The VW division in the U.S. currently only sells S-line high-performance cars, which have less power than RS models. The offerings include an S4 sedan, S5 coupe and TTS roadster.
BMW has the highest per-car profit of the top three luxury-car makers. Its auto unit posted second-quarter earnings before interest and taxes equivalent to 14.4 percent of sales, up from 9.6 percent a year earlier, helped by its high-end offerings. That beat margins of 11.8 percent at Audi and 10.7 percent at Mercedes-Benz.
The U.S. is the biggest market for BMW M performance cars and the Munich-based manufacturer is selling all of its current models including the X5 M and X6 M sport-utility vehicles in the country, according to spokesman Stefan Behr.
BMW’s overhauled M5, to be unveiled at the Frankfurt auto show next month, will go on sale in the U.S. next year, he said. The model will burn over 30 percent less fuel than its predecessor while allowing for 10 percent more performance.
Audi’s current RS 5, which surges to 100 kilometers (62 miles) per hour in 4.6 seconds, burns 30 percent less fuel than its predecessor because of lighter weight, upgraded powertrains and regenerative braking. The car, powered by an eight-cylinder 450-horsepower engine, caters to a “growing number” of ecologically conscious sports-car buyers in the U.S., Schwarzenbauer said.
The TT RS, which features a high-gloss black diamond-patterned grill, a fixed rear-wing spoiler and oval exhaust pipes, limits fuel consumption to 9 liters per 100 kilometers (26 miles per gallon) because of an aluminum-based body that makes the car 80 kilograms (176 pounds) lighter than a steel frame. The interior has aluminum door sills with the RS logo and specially designed door handles.
“The technical capabilities of the Audi brand are perfectly distilled in the RS models,” Johan de Nysschen, Audi’s U.S. chief, said in an e-mail. “For the past few years, American sports car enthusiasts have pleaded with us to make the marque available here.”
Sales of Audi’s 333-horsepower S4, which debuted in the U.S. in 2009 and uses a quarter less fuel than its predecessor, have more than tripled, accounting for 14 percent of A4 deliveries in the market. Audi is mulling a sportier version of the A6 sedan, its second-best selling model, for the U.S.
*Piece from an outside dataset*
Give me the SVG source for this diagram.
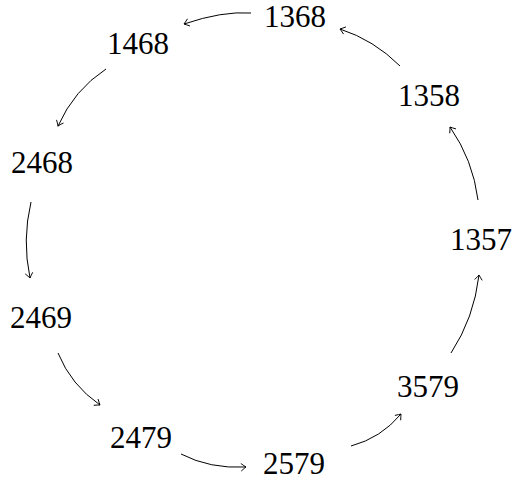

“We’re now taking the first steps with the TT RS and the RS 5,” Schwarzenbauer said by phone from Audi’s Ingolstadt, Germany-based headquarters. “I could indeed imagine that we’ll continue along that route in the future.”
Schwarzenbauer, who ran Porsche AG’s operations in North America before joining Audi in 2008, said Audi will use special advertising events in the U.S. to promote the TT RS and RS 5 models. The launch of the TT RS next month comes after 11,500 fans signed a Facebook petition drive calling on Audi to introduce the model in the U.S., he said.
“Our performance-car strategy isn’t geared to volumes,” Schwarzenbauer said. “The point of this model offensive is to sharpen the brand and to illustrate what Audi stands for in the U.S.”